With the support of two patrons in 1907, Robinson relocated to Montreal where he established a studio and met with prominent artists of the day including William Brymner and Maurice Cullen. Robinson exhibited with the RCA from 1909 to 1933 and then with the Canadian Group of Painters of which he was a co-founding member.

Before the war, Robinson met Group of 7 member A.Y. Jackson and the pair began painting together. Over a billiard table one day, they decided to go on a painting trip to Europe. While there, Robinson’s main subjects were ships and the surrounds of St. Malo, a historical French port in Brittany on the Channel coast.
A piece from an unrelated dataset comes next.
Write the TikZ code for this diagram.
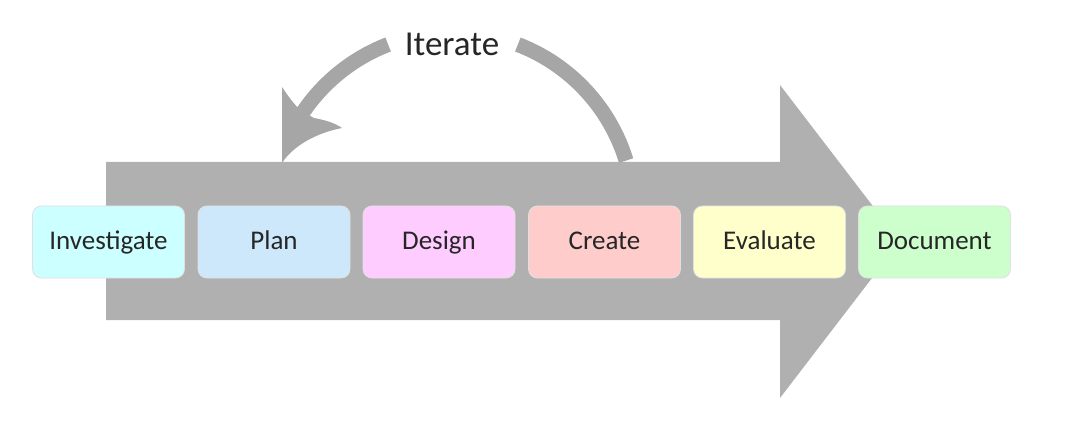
\documentclass[tikz,border=0pt]{standalone}
\usepackage{fontspec}
\setmainfont{Carlito}
\definecolor{arrowgray}{HTML}{B0B0B0}
\definecolor{loopgray}{HTML}{A6A6A6}
\definecolor{txt}{HTML}{262626}
\definecolor{cInv}{HTML}{CCFFFF}
\definecolor{cPlan}{HTML}{CCE8FA}
\definecolor{cDes}{HTML}{FFCCFF}
\definecolor{cCre}{HTML}{FFCCCC}
\definecolor{cEva}{HTML}{FFFFCC}
\definecolor{cDoc}{HTML}{CCFFCC}
\tikzset{
  stage/.style={rounded corners=9pt, draw=black!12, line width=0.8pt,
    minimum width=152pt, minimum height=72pt, inner sep=0pt,
    text height=18pt, text depth=4pt,
    font=\fontsize{27}{31}\selectfont, text=txt},
  looptext/.style={font=\fontsize{35}{40}\selectfont, text=txt, inner sep=0pt}
}
\begin{document}
\begin{tikzpicture}[x=1pt, y=-1pt]
\useasboundingbox (0,0) rectangle (1069,425);
% big arrow
\fill[arrowgray] (106,162) -- (780,162) -- (780,85) -- (900,241.5) -- (780,398) -- (780,320) -- (106,320) -- cycle;
% iterate loop arrow
\coordinate (C) at (453,213.5);
\draw[loopgray, line width=15pt] ([shift={(C)}]-17:181) arc[start angle=-17, end angle=-69, radius=181];
\draw[loopgray, line width=15pt] ([shift={(C)}]-111:181) arc[start angle=-111, end angle=-146, radius=181];
\fill[loopgray] (282,163) -- (282,87)
  .. controls (288,96) and (294,104) .. (300,110)
  -- (314,118)
  .. controls (325,120) and (335,123) .. (342,128)
  .. controls (316,133) and (293,146) .. (282,163) -- cycle;
\node[looptext] (iter) at (452,44) {Iterate};
% stages
\node[stage, fill=cInv]  (inv)  at (108.5,242) {Investigate};
\node[stage, fill=cPlan] (plan) at (274,242) {Plan};
\node[stage, fill=cDes]  (des)  at (439,242) {Design};
\node[stage, fill=cCre]  (cre)  at (604.5,242) {Create};
\node[stage, fill=cEva]  (eva)  at (769.5,242) {Evaluate};
\node[stage, fill=cDoc]  (doc)  at (934.5,242) {Document};
\end{tikzpicture}
\end{document}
During the war, Robinson worked as a munitions inspector in Longue-Pointe, Quebec. In 1918, he along with J.W. Morrice, F.H. Varley and A.Y. Jackson, helped paint the story of the war for Canadian War Memorials. With the close of the war, Robinson resumed painting rural Quebec taking trips with Clarence Gagnon, Jackson and Edwin Holgate.

Robinson exhibited The Open Stream (1923) at the British Empire Exhibition, Wembley, in 1925. This painting was then shown in Paris where it was bought in 1932 by the French Government. Robinson’s work is in the collections of the National Gallery, the Art Gallery of Ontario, the Quebec Museum of Art and Canada House.

Due to poor health, Robinson was forced to give up painting a decade before his passing in 1956.